**Available data:**

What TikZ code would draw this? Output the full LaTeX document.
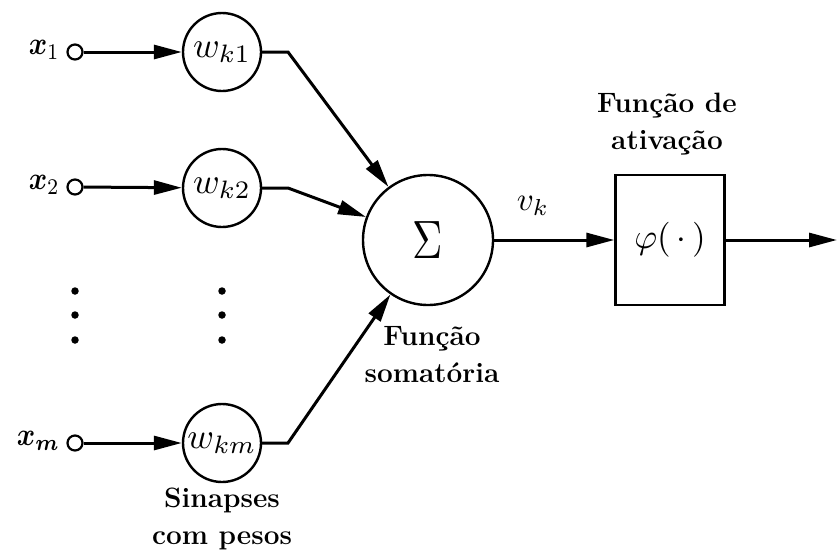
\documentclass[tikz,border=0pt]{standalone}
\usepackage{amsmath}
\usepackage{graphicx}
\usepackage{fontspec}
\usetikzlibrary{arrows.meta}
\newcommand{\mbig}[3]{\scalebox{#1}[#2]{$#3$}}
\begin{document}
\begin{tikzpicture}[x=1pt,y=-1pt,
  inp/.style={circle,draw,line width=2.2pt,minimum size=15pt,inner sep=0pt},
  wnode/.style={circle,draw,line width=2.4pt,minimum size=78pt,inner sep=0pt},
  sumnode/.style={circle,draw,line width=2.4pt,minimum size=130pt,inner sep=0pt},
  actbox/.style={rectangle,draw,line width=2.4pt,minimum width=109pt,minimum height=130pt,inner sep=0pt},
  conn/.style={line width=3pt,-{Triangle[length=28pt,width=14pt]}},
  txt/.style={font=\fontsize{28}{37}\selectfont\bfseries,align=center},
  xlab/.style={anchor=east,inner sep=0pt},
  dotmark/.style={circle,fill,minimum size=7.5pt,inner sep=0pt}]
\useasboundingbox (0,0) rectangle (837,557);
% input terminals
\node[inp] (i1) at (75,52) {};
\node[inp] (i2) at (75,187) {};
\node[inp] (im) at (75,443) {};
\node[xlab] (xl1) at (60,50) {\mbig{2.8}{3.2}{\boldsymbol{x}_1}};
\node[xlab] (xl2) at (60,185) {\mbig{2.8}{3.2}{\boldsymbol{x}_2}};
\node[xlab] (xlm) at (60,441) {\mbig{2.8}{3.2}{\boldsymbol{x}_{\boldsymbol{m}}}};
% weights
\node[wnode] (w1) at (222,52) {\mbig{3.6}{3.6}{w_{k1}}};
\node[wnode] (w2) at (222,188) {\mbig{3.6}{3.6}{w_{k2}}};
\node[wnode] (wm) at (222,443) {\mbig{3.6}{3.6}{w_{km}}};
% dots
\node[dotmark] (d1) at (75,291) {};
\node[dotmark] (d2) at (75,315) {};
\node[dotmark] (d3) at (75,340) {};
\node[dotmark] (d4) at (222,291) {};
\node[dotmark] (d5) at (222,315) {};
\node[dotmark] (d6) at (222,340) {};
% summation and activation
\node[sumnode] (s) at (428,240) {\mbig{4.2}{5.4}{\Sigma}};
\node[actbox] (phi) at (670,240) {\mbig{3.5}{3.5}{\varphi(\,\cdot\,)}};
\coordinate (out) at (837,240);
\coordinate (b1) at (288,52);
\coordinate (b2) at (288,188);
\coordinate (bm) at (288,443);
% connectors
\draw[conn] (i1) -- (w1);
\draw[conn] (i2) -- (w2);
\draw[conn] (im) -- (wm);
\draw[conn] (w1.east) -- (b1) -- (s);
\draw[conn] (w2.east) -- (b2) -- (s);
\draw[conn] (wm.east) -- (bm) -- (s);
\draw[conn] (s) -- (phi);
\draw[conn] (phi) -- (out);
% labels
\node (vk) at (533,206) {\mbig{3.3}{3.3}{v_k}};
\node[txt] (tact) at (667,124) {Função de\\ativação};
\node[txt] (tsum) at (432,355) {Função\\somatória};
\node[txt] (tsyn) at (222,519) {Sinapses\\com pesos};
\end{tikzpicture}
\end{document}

**What you need to do:** Make an exact copy of all the material, but keep the pictures out of it.

**Task response:**
What TikZ code would draw this? Output the full LaTeX document.
\documentclass[tikz,border=0pt]{standalone}
\usepackage{amsmath}
\usepackage{graphicx}
\usepackage{fontspec}
\usetikzlibrary{arrows.meta}
\newcommand{\mbig}[3]{\scalebox{#1}[#2]{$#3$}}
\begin{document}
\begin{tikzpicture}[x=1pt,y=-1pt,
  inp/.style={circle,draw,line width=2.2pt,minimum size=15pt,inner sep=0pt},
  wnode/.style={circle,draw,line width=2.4pt,minimum size=78pt,inner sep=0pt},
  sumnode/.style={circle,draw,line width=2.4pt,minimum size=130pt,inner sep=0pt},
  actbox/.style={rectangle,draw,line width=2.4pt,minimum width=109pt,minimum height=130pt,inner sep=0pt},
  conn/.style={line width=3pt,-{Triangle[length=28pt,width=14pt]}},
  txt/.style={font=\fontsize{28}{37}\selectfont\bfseries,align=center},
  xlab/.style={anchor=east,inner sep=0pt},
  dotmark/.style={circle,fill,minimum size=7.5pt,inner sep=0pt}]
\useasboundingbox (0,0) rectangle (837,557);
% input terminals
\node[inp] (i1) at (75,52) {};
\node[inp] (i2) at (75,187) {};
\node[inp] (im) at (75,443) {};
\node[xlab] (xl1) at (60,50) {\mbig{2.8}{3.2}{\boldsymbol{x}_1}};
\node[xlab] (xl2) at (60,185) {\mbig{2.8}{3.2}{\boldsymbol{x}_2}};
\node[xlab] (xlm) at (60,441) {\mbig{2.8}{3.2}{\boldsymbol{x}_{\boldsymbol{m}}}};
% weights
\node[wnode] (w1) at (222,52) {\mbig{3.6}{3.6}{w_{k1}}};
\node[wnode] (w2) at (222,188) {\mbig{3.6}{3.6}{w_{k2}}};
\node[wnode] (wm) at (222,443) {\mbig{3.6}{3.6}{w_{km}}};
% dots
\node[dotmark] (d1) at (75,291) {};
\node[dotmark] (d2) at (75,315) {};
\node[dotmark] (d3) at (75,340) {};
\node[dotmark] (d4) at (222,291) {};
\node[dotmark] (d5) at (222,315) {};
\node[dotmark] (d6) at (222,340) {};
% summation and activation
\node[sumnode] (s) at (428,240) {\mbig{4.2}{5.4}{\Sigma}};
\node[actbox] (phi) at (670,240) {\mbig{3.5}{3.5}{\varphi(\,\cdot\,)}};
\coordinate (out) at (837,240);
\coordinate (b1) at (288,52);
\coordinate (b2) at (288,188);
\coordinate (bm) at (288,443);
% connectors
\draw[conn] (i1) -- (w1);
\draw[conn] (i2) -- (w2);
\draw[conn] (im) -- (wm);
\draw[conn] (w1.east) -- (b1) -- (s);
\draw[conn] (w2.east) -- (b2) -- (s);
\draw[conn] (wm.east) -- (bm) -- (s);
\draw[conn] (s) -- (phi);
\draw[conn] (phi) -- (out);
% labels
\node (vk) at (533,206) {\mbig{3.3}{3.3}{v_k}};
\node[txt] (tact) at (667,124) {Função de\\ativação};
\node[txt] (tsum) at (432,355) {Função\\somatória};
\node[txt] (tsyn) at (222,519) {Sinapses\\com pesos};
\end{tikzpicture}
\end{document}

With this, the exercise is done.